Step 6. Conduct a Forensic Analysis to Determine the Cause of the Incident
This is the point where you scrutinize all relevant logs for signs of compromise, and you must also ensure that your logs are retained for a sufficient period of time. You will need to check your firewall logs for any suspicious network traffic – taking note of any unrecognized URLs and IP addresses. You will also need to review your mail server logs to see who received the phishing email, as well as your DNS logs to determine which users did a lookup on any malicious domains. It’s also a good idea to take a copy of the phishing email, and review the headers and attachments for clues about the nature and purpose of the attack.
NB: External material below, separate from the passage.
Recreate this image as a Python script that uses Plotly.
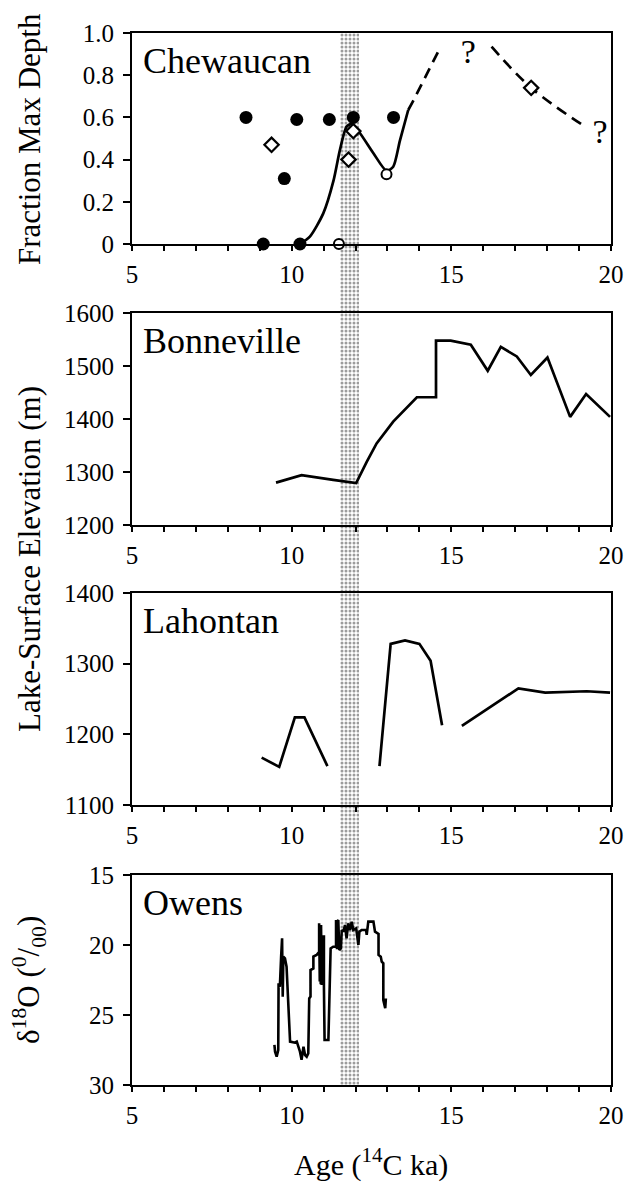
import plotly.graph_objects as go

W, H = 626, 1186
FONT = "Times New Roman, Liberation Serif, serif"

# ---------------- data ----------------
age_ticks = [5, 10, 15, 20]

# Chewaucan (fraction of max depth)
chew_fill_x = [8.57, 9.11, 9.77, 10.16, 10.26, 11.18, 11.93, 13.19]
chew_fill_y = [0.60, 0.0, 0.31, 0.59, 0.0, 0.59, 0.60, 0.60]
chew_open_x = [11.48, 12.97]
chew_open_y = [0.0, 0.33]
chew_diam_x = [9.37, 11.78, 11.93, 17.50]
chew_diam_y = [0.47, 0.40, 0.535, 0.74]
chew_curve_x = [10.26, 10.57, 10.99, 11.31, 11.51, 11.72, 11.88, 12.14, 12.56, 12.97, 13.18, 13.39, 13.65]
chew_curve_y = [0.0, 0.035, 0.145, 0.30, 0.445, 0.556, 0.569, 0.525, 0.43, 0.347, 0.366, 0.49, 0.635]
chew_dash1_x = [13.65, 13.81, 14.18, 14.65]
chew_dash1_y = [0.635, 0.68, 0.79, 0.93]
chew_dash2_x = [16.26, 17.50, 19.19]
chew_dash2_y = [0.935, 0.74, 0.556]
chew_q_x = [15.53, 19.66]
chew_q_y = [0.90, 0.52]
chew_yticks = [0, 0.2, 0.4, 0.6, 0.8, 1.0]
chew_ytext = ["0", "0.2", "0.4", "0.6", "0.8", "1.0"]

# Bonneville (m)
bon_x = [9.51, 10.31, 11.30, 12.02, 12.35, 12.66, 13.18, 13.92, 14.52, 14.52, 14.98, 15.61,
         16.14, 16.55, 17.05, 17.49, 18.01, 18.72, 19.22, 19.97]
bon_y = [1280, 1294, 1285, 1279, 1319, 1354, 1395, 1441, 1441, 1548, 1548, 1540,
         1491, 1536, 1518, 1483, 1516, 1404, 1447, 1404]
bon_yticks = [1200, 1300, 1400, 1500, 1600]

# Lahontan (m), three separate segments (None = gap)
lah_x = [9.06, 9.61, 10.10, 10.40, 11.12, None,
         12.75, 13.10, 13.55, 14.00, 14.35, 14.71, None,
         15.33, 17.10, 17.94, 19.24, 19.97]
lah_y = [1167, 1154, 1224, 1224, 1155, None,
         1155, 1328, 1333, 1328, 1304, 1213, None,
         1212, 1265, 1259, 1261, 1259]
lah_yticks = [1100, 1200, 1300, 1400]

# Owens (delta 18O)
ow_x = [9.46, 9.48, 9.53, 9.58, 9.59, 9.63, 9.67, 9.70, 9.72, 9.74, 9.79, 9.84, 9.95,
        10.10, 10.16, 10.21, 10.26, 10.31, 10.37, 10.42, 10.47, 10.52, 10.55, 10.59, 10.59,
        10.68, 10.68, 10.78, 10.86, 10.86, 10.88, 10.89, 10.91, 10.92, 10.94, 10.95, 11.01,
        11.01, 11.03, 11.15, 11.22, 11.30, 11.39, 11.39, 11.42, 11.44, 11.46, 11.49, 11.54,
        11.57, 11.62, 11.67, 11.72, 11.77, 11.83, 11.88, 11.93, 12.02, 12.06, 12.09, 12.12,
        12.19, 12.33, 12.35, 12.40, 12.56, 12.61, 12.72, 12.72, 12.79, 12.82, 12.87, 12.87,
        12.93, 12.95]
ow_y = [27.14, 27.62, 27.98, 27.50, 22.74, 22.98, 20.83, 19.52, 23.69, 20.83, 20.95, 21.55, 26.90,
        26.98, 26.90, 27.26, 27.62, 28.20, 27.26, 27.86, 27.98, 27.74, 23.81, 23.69, 21.79,
        21.67, 20.83, 20.71, 20.48, 18.45, 22.60, 18.60, 22.80, 18.57, 22.86, 19.40, 19.40,
        22.86, 26.79, 26.79, 20.24, 20.12, 20.12, 18.21, 20.30, 18.30, 18.21, 20.36, 20.24,
        18.93, 19.05, 18.57, 19.52, 18.45, 18.93, 18.33, 18.93, 18.81, 19.40, 20.00, 19.05,
        18.93, 18.93, 19.28, 18.33, 18.33, 19.05, 19.21, 20.71, 20.83, 21.19, 21.31, 23.93,
        24.52, 23.81]
ow_yticks = [15, 20, 25, 30]

# shaded interval (ka)
band_start, band_end = 11.5, 12.1

# ---------------- layout helpers ----------------
def px_y(p):
    return 1 - p / H

def px_x(p):
    return p / W

x_dom = [px_x(132), px_x(611)]
panels = [(33, 244), (313, 525), (593, 805), (875, 1085)]
y_doms = [[px_y(b), px_y(t)] for t, b in panels]

fig = go.Figure()

# band on its own full-height overlay axes (drawn first, beneath panel traces)
fig.add_trace(go.Bar(
    x=[(band_start + band_end) / 2], y=[1], width=[band_end - band_start],
    xaxis="x", yaxis="y", showlegend=False, hoverinfo="skip",
    marker=dict(color="rgba(0,0,0,0)", line=dict(width=0),
                pattern=dict(shape=".", fgcolor="#3a3a3a", bgcolor="rgba(255,255,255,0)",
                             size=4, solidity=0.45, fillmode="overlay")),
))

line_kw = dict(color="black", width=2.7)

# Chewaucan
fig.add_trace(go.Scatter(x=chew_curve_x, y=chew_curve_y, mode="lines", line=dict(shape="spline", smoothing=0.7, **line_kw),
                         xaxis="x2", yaxis="y2", showlegend=False))
fig.add_trace(go.Scatter(x=chew_dash1_x, y=chew_dash1_y, mode="lines",
                         line=dict(shape="spline", dash="11px,7px", **line_kw), xaxis="x2", yaxis="y2", showlegend=False))
fig.add_trace(go.Scatter(x=chew_dash2_x, y=chew_dash2_y, mode="lines",
                         line=dict(shape="spline", dash="11px,7px", **line_kw), xaxis="x2", yaxis="y2", showlegend=False))
fig.add_trace(go.Scatter(x=chew_fill_x, y=chew_fill_y, mode="markers", xaxis="x2", yaxis="y2", showlegend=False,
                         marker=dict(symbol="circle", size=13, color="black", line=dict(width=0)), cliponaxis=False))
fig.add_trace(go.Scatter(x=chew_open_x, y=chew_open_y, mode="markers", xaxis="x2", yaxis="y2", showlegend=False,
                         marker=dict(symbol="circle", size=10, color="white", line=dict(width=2, color="black")), cliponaxis=False))
fig.add_trace(go.Scatter(x=chew_diam_x, y=chew_diam_y, mode="markers", xaxis="x2", yaxis="y2", showlegend=False,
                         marker=dict(symbol="diamond", size=11, color="white", line=dict(width=2.2, color="black"))))
fig.add_trace(go.Scatter(x=chew_q_x, y=chew_q_y, mode="text", text=["?", "?"], xaxis="x2", yaxis="y2", showlegend=False,
                         textfont=dict(family=FONT, size=34, color="black"), cliponaxis=False))

# Bonneville
fig.add_trace(go.Scatter(x=bon_x, y=bon_y, mode="lines", line=line_kw, xaxis="x3", yaxis="y3", showlegend=False))
# Lahontan
fig.add_trace(go.Scatter(x=lah_x, y=lah_y, mode="lines", line=line_kw, xaxis="x4", yaxis="y4",
                         showlegend=False, connectgaps=False))
# Owens
fig.add_trace(go.Scatter(x=ow_x, y=ow_y, mode="lines", line=dict(color="black", width=2.6), xaxis="x5", yaxis="y5",
                         showlegend=False))

tickfont = dict(family=FONT, size=25, color="black")

def xaxis(anchor):
    return dict(domain=x_dom, range=[5, 20], anchor=anchor, tickmode="array", tickvals=age_ticks,
                ticks="outside", ticklen=5, tickwidth=1.5, tickcolor="black",
                minor=dict(tickmode="linear", tick0=5, dtick=1, ticks="outside", ticklen=5, tickwidth=1.5, tickcolor="black"),
                showline=True, linewidth=2.2, linecolor="black", mirror=True, showgrid=False, zeroline=False,
                tickfont=tickfont, ticklabelstandoff=2, automargin=False)

def yaxis(anchor, dom, rng, tv, tt=None):
    d = dict(domain=dom, range=rng, anchor=anchor, tickmode="array", tickvals=tv,
             ticks="outside", ticklen=7, tickwidth=1.5, tickcolor="black",
             showline=True, linewidth=2.2, linecolor="black", mirror=True, showgrid=False, zeroline=False,
             tickfont=tickfont, ticklabelstandoff=4, automargin=False)
    if tt is not None:
        d["ticktext"] = tt
    return d

fig.update_layout(
    width=W, height=H, margin=dict(l=0, r=0, t=0, b=0, pad=0, autoexpand=False), autosize=False,
    paper_bgcolor="white", plot_bgcolor="rgba(0,0,0,0)", showlegend=False, bargap=0,
    xaxis=dict(domain=x_dom, range=[5, 20], visible=False, anchor="y", fixedrange=True, automargin=False),
    yaxis=dict(domain=[y_doms[3][0], y_doms[0][1]], range=[0, 1], visible=False, anchor="x", fixedrange=True,
               automargin=False),
    xaxis2=xaxis("y2"), yaxis2=yaxis("x2", y_doms[0], [0, 1.0], chew_yticks, chew_ytext),
    xaxis3=xaxis("y3"), yaxis3=yaxis("x3", y_doms[1], [1200, 1600], bon_yticks),
    xaxis4=xaxis("y4"), yaxis4=yaxis("x4", y_doms[2], [1100, 1400], lah_yticks),
    xaxis5=xaxis("y5"), yaxis5=yaxis("x5", y_doms[3], [30, 15], ow_yticks),
)

labels = ["Chewaucan", "Bonneville", "Lahontan", "Owens"]
for (t, b), lab in zip(panels, labels):
    fig.add_annotation(text=lab, xref="paper", yref="paper", x=px_x(141), y=px_y(t + 6),
                       xanchor="left", yanchor="top", showarrow=False,
                       font=dict(family=FONT, size=36, color="black"))

title_font = dict(family=FONT, size=31, color="black")
fig.add_annotation(text="Fraction Max Depth", xref="paper", yref="paper", x=px_x(29), y=px_y(139),
                   textangle=-90, showarrow=False, xanchor="center", yanchor="middle", font=title_font)
fig.add_annotation(text="Lake-Surface Elevation (m)", xref="paper", yref="paper", x=px_x(29), y=px_y(559),
                   textangle=-90, showarrow=False, xanchor="center", yanchor="middle", font=title_font)
fig.add_annotation(text="δ<sup>18</sup>O (<sup>0</sup>/<sub>00</sub>)", xref="paper", yref="paper",
                   x=px_x(29), y=px_y(980), textangle=-90, showarrow=False, xanchor="center", yanchor="middle",
                   font=title_font)
fig.add_annotation(text="Age (<sup>14</sup>C ka)", xref="paper", yref="paper", x=px_x(371), y=px_y(1162),
                   showarrow=False, xanchor="center", yanchor="middle", font=dict(family=FONT, size=30, color="black"))

fig.write_html("out.html", config={"responsive": False},
               post_script="document.body.style.margin='0';document.body.style.padding='0';")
Finally, if you are using a real-time auditing solution, check the logs for any suspicious activity associated with sensitive data and privileged user accounts.
Step 7: Adjust Spam Filters to Block Similar Emails
Once you have an idea about what happened, you can review your email security settings to ensure that similar messages are blocked.
Step 8: Carry Out a Web Search for More Information About the Attack
Now that you have collected a sufficient amount of information about the nature and purpose of the attack, you should perform a web search to gather more information about what to expect, including any further steps that should be taken to recover from the incident and prevent future attacks.
Step 9: Ensure that All Employees are Made Aware of the Incident
In order to mitigate future attacks, you should ensure that all relevant personnel (including managers) have been informed about the attack and know what to look out for.
Step 10. Contact the Organization that was Spoofed
If the phishing email was pretending to be from a legitimate organization, you should contact the organization and inform them of the incident. That way, the organization in question can send an email to their customers, advising them to be on guard. It’s also a good idea to let the organization know that you have changed your password.
11. Report the Incident to the Federal Trade Commission (FTC)
Residents of the United States should contact the FTC following a phishing attack. They will help you determine what information (if any) was stolen and give you advice about what to do next.
12. Take a Backup and Update Your Software
It’s a good idea to take a backup of your data following a cyber-attack in case any of your data gets erased during the remediation process. You will also need to ensure that all software is patched in a timely manner as many forms of malware will try to exploit software vulnerabilities in order to spread to other parts of the network.